Да, и Фома, и Франциск верили в Бога, и чем разумней или естественней они были, тем сильнее верили. Они потому и могли быть такими естественными и разумными, что ни в чем не отступали от христианства. Иначе говоря, то, что можно назвать свободным богословием, шло изнутри, из самой глубины католичества. Конечно, в этой свободе не было и нет ничего общего с либерализмом, она даже теперь не может ужиться с ним[22]. Для убедительности остановлюсь на нескольких мыслях святого Фомы.

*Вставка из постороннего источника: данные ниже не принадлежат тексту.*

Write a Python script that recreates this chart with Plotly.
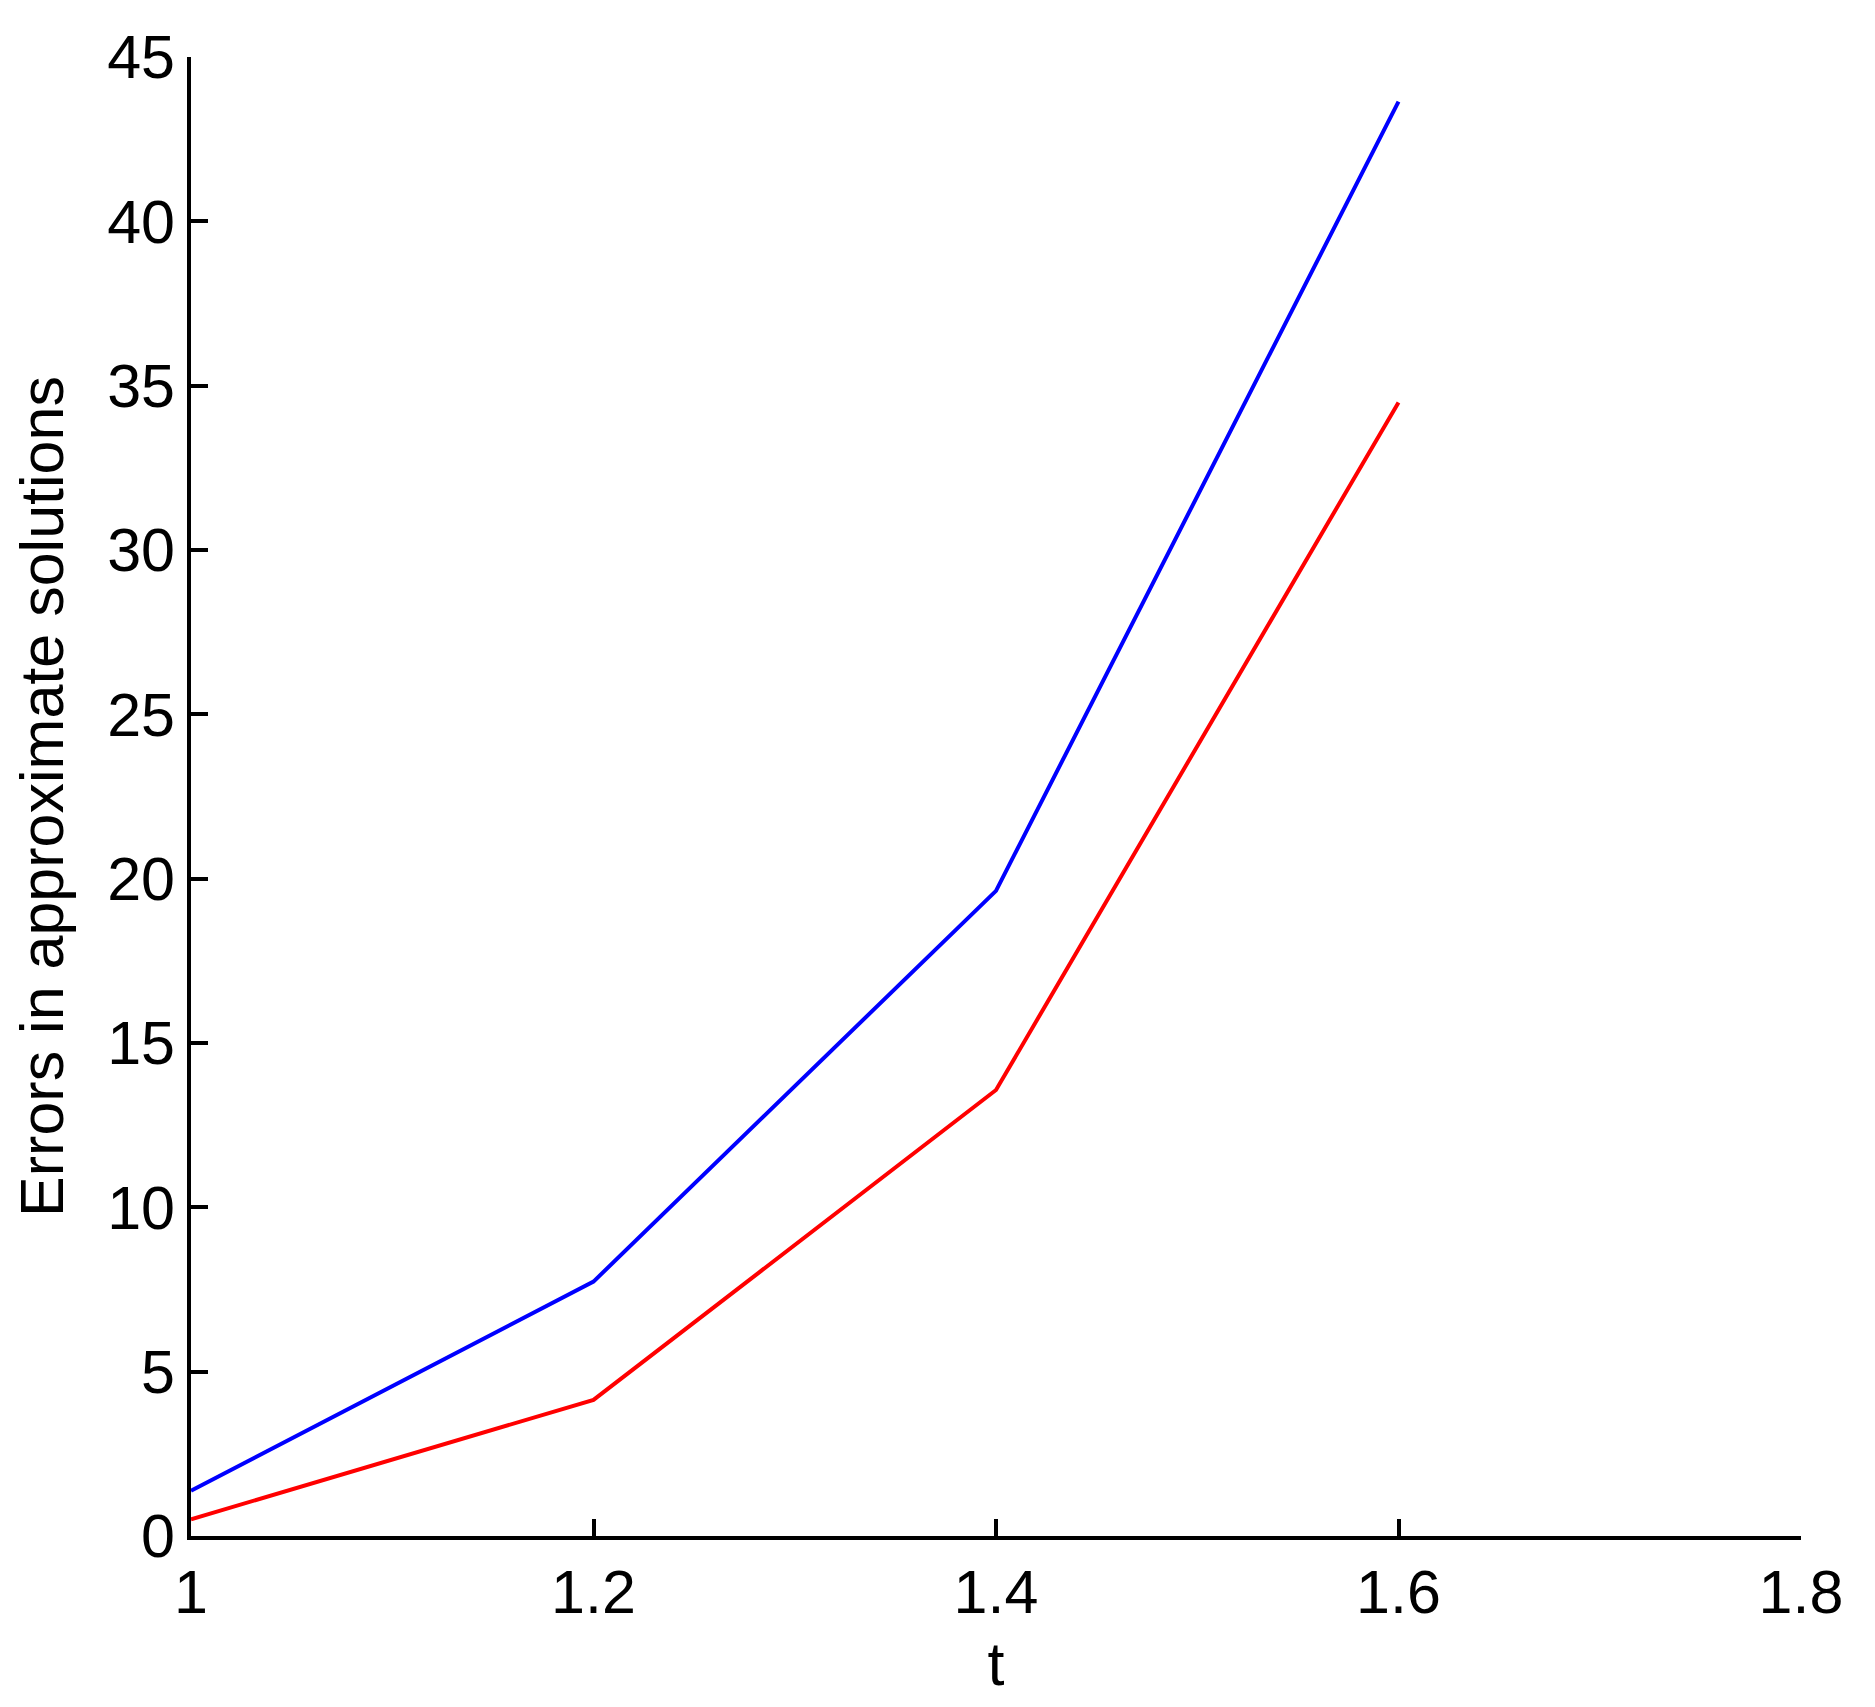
import plotly.graph_objects as go

t = [1.0, 1.2, 1.4, 1.6]
err_blue = [1.38, 7.74, 19.63, 43.64]
err_red = [0.51, 4.14, 13.57, 34.49]
x_ticks = [1, 1.2, 1.4, 1.6, 1.8]
x_ticklabels = ["1", "1.2", "1.4", "1.6", "1.8"]
y_ticks = [0, 5, 10, 15, 20, 25, 30, 35, 40, 45]

FONT = "Liberation Sans, Arial, Helvetica, sans-serif"
FS = 61

fig = go.Figure()
fig.add_trace(go.Scatter(x=t, y=err_blue, mode="lines",
                         line=dict(color="#0000ff", width=4), showlegend=False))
fig.add_trace(go.Scatter(x=t, y=err_red, mode="lines",
                         line=dict(color="#ff0000", width=4), showlegend=False))

fig.update_layout(
    width=1867, height=1699,
    margin=dict(l=183, r=74, t=49, b=171),
    paper_bgcolor="white", plot_bgcolor="white",
    font=dict(family=FONT, size=FS, color="black"),
    xaxis=dict(
        range=[1, 1.8], tickvals=x_ticks, ticktext=x_ticklabels,
        showgrid=False, zeroline=False, showline=True, linecolor="black", linewidth=3.5,
        ticks="inside", ticklen=17, tickwidth=3.5, tickcolor="black",
        tickfont=dict(family=FONT, size=FS, color="black"),
        title=dict(text="t", font=dict(family=FONT, size=FS, color="black"), standoff=18),
    ),
    yaxis=dict(
        range=[0, 45], tickvals=y_ticks,
        showgrid=False, zeroline=False, showline=True, linecolor="black", linewidth=3.5,
        ticks="inside", ticklen=17, tickwidth=3.5, tickcolor="black",
        tickfont=dict(family=FONT, size=FS, color="black"),
        title=dict(text="Errors in approximate solutions",
                   font=dict(family=FONT, size=FS, color="black"), standoff=30),
    ),
)

fig.write_html("out.html")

Так, именно святой Фома считал, что человека надо изучать целиком; что человек — не человек и без тела, и без души. Труп — не человек, но и привидение — не человек. Августин и даже Ансельм все же упускали это из виду, они учили, что одна душа драгоценна и попадает на время в недостойную внимания оболочку. Они были очень духовны, но недостаточно правоверны и чуть не побывали на краю восточной пустыни, по которой можно прийти к переселению душ, то есть поверить, что душа может пройти через сотню не имеющих значения тел, даже сквозь тела животных и птиц. Святой Фома твердо стоял на том, что тело есть тело, и человек существует только в единстве и равновесии тела и души. Мысль эта в некотором роде очень близка к современному почитанию материальных предметов. Такой хвалы телу можно ждать от Уитмена[23], такого оправдания — от Лоуренса[24]. Ее можно назвать гуманизмом и даже обругать модернизмом. Можно назвать и материализмом, но к «современной мысли» она отношения не имеет, потому что связана с тем, что кажется теперь самым чудовищным, самым материальным и потому самым чудесным из чудес. Она связана с самой удивительной догмой, которую модернисты ни за что не примут — с Воскресением.

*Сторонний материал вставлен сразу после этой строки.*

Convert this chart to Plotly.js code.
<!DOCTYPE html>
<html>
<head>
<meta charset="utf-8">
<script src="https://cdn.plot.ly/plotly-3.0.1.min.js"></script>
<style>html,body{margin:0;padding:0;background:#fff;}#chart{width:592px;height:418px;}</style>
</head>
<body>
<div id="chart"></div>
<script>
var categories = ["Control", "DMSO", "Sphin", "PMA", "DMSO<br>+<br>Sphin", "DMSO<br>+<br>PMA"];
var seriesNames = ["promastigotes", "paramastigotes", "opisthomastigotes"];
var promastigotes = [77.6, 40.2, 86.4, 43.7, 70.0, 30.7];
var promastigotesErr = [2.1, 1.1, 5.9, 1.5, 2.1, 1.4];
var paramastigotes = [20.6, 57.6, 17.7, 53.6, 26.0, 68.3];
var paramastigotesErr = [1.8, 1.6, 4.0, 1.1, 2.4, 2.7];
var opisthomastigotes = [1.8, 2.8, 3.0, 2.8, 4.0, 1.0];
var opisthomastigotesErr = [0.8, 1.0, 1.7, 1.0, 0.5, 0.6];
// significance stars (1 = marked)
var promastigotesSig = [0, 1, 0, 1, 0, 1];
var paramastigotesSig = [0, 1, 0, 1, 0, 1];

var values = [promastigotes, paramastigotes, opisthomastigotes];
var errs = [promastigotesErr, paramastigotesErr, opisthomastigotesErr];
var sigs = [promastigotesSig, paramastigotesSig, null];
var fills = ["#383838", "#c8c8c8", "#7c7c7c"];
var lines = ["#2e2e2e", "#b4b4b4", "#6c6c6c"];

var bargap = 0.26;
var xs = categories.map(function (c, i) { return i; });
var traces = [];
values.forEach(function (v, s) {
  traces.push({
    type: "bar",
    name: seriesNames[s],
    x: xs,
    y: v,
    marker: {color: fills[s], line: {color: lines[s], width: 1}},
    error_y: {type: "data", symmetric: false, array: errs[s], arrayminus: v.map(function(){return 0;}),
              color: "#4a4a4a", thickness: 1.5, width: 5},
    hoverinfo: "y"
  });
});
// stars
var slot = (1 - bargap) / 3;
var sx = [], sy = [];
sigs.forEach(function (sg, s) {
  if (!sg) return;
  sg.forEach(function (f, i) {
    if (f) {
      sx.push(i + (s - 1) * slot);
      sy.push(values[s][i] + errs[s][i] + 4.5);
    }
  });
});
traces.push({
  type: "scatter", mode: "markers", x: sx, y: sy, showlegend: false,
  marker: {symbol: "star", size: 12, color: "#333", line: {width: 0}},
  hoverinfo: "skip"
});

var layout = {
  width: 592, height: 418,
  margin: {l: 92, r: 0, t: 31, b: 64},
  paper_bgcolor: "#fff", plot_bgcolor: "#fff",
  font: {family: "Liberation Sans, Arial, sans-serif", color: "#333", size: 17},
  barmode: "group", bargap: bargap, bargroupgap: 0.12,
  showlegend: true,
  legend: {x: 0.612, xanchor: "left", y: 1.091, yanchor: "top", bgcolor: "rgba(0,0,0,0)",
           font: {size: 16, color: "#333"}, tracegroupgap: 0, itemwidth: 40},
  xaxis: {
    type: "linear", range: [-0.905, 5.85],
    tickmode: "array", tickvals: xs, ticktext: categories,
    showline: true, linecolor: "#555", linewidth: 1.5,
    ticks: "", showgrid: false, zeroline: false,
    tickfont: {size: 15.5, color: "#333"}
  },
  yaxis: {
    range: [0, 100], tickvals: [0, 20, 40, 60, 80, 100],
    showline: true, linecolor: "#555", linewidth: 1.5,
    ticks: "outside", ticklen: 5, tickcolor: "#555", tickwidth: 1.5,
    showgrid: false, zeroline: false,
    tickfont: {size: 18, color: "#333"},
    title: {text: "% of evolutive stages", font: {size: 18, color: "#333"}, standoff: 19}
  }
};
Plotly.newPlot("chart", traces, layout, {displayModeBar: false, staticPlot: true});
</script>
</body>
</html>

Или, например, возьмем его мысли об откровении. Они совершенно разумны и на редкость демократичны. Защищая откровение, он ни в коей мере не нападает на разум; напротив, он считает, что истину можно изложить путем доказательств, если только он достаточно разумен и достаточно долог. Фома был скорее оптимистом (не найду лучшего слова) и преувеличивал готовность людей прислушаться к доводам. Ведя рассуждение, он всегда принимает на веру, что читатель внемлет разуму. Он горячо верит, что человека можно убедить, если довести доказательство до конца, но здравый смысл подсказывает ему, что споры бесконечны. Скажем, я мог бы убедить человека, что материя не в силах породить разум, если бы мы были очень друг к другу привязаны и спорили без перерыва лет сорок. Но задолго до конца спора родится много новых материалистов, и никто не может объяснить все всем. Святой Фома считал, что души обычных, простых, замученных трудом людей так же важны, как души искателей истины; когда же они выслушают все доводы, чтобы истину обрести? Он говорит об этом с уважением к учености и с любовью к обычным людям. Защищая откровение, он не принижает разума — он просто защищает откровение и приходит к мысли, что люди должны познавать высшие нравственные истины чудесным способом, чудом, иначе почти никто их не познает. Доводы его разумны и естественны, вывод — сверхъестествен. Как часто бывает у него, нелегко сделать другой вывод. И вывод этот так прост, что сам Франциск не пожелал бы иного: небесная весть, подсказка с неба, осуществившаяся сказка.